Das sogenannte ACE-Screening, kurz für Adverse Childhood Experiences, ist ein einfacher Fragebogen, der international in der Prävention psychischer Erkrankungen etabliert ist. Er fragt zehn zentrale Belastungskategorien ab. Für jede erlebte Kategorie wird ein Punkt vergeben, der Gesamtscore liegt zwischen null und zehn. Je höher der ACE-Score, desto größer das Risiko für spätere psychische oder körperliche Erkrankungen.

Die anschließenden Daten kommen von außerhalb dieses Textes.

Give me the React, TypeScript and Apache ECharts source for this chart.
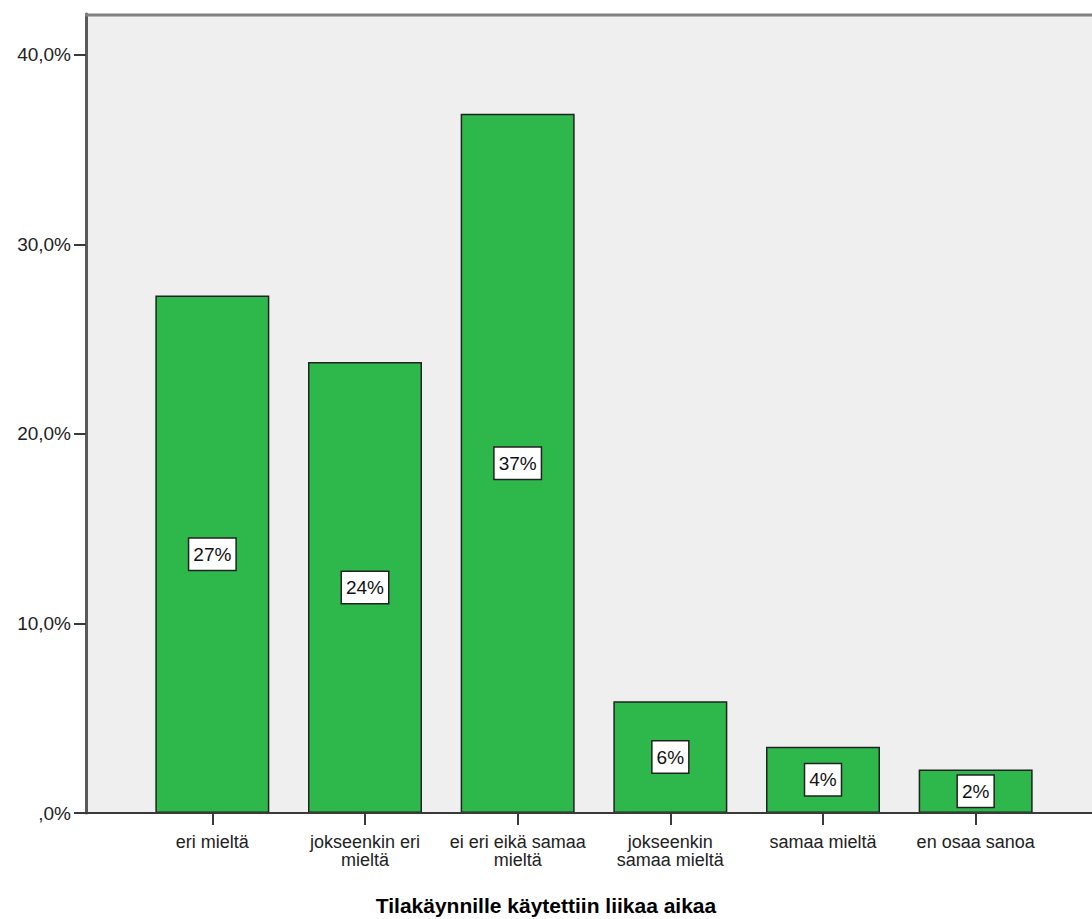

Eine vielfach zitierte US-Studie zeigt: Menschen mit vier oder mehr ACEs haben ein bis zu vierfach erhöhtes Risiko für Depressionen, Substanzmissbrauch oder Herz-Kreislauf-Erkrankungen. In Deutschland geben rund 44 Prozent der Erwachsenen an, mindestens eine solche Erfahrung gemacht zu haben, neun Prozent berichten vier oder mehr. Eva Möhler nutzt das Screening systematisch im klinischen Alltag: „Wir machen das für alle Eltern, einfach weil wir wissen möchten, mit welchem Gepäck sie in die Erziehungsarbeit einsteigen.“

Veränderung beginnt mit Sichtbarkeit
Traumatische Erfahrungen hinterlassen Spuren in Familien, in Körpern, in Biografien. Doch sie sind nicht unveränderbar. Wie Möhler bereits betont, ist die Kindheit die sensibelste Phase für Interventionen, Verhaltensmuster und Selbstbilder. Hilfe kann hier besonders wirksam sein. Aber auch für Erwachsene gilt: Es ist nie zu spät, sich dem eigenen emotionalen Erbe zu stellen. Selbst nach jahrzehntelanger Prägung durch Scham, Schuld oder Selbstabwertung ist Veränderung möglich. Entscheidend ist, dass die seelischen Altlasten nicht weiter schweigen sondern gesehen, verstanden und behandelt werden. Nur so lässt sich der Kreislauf durchbrechen.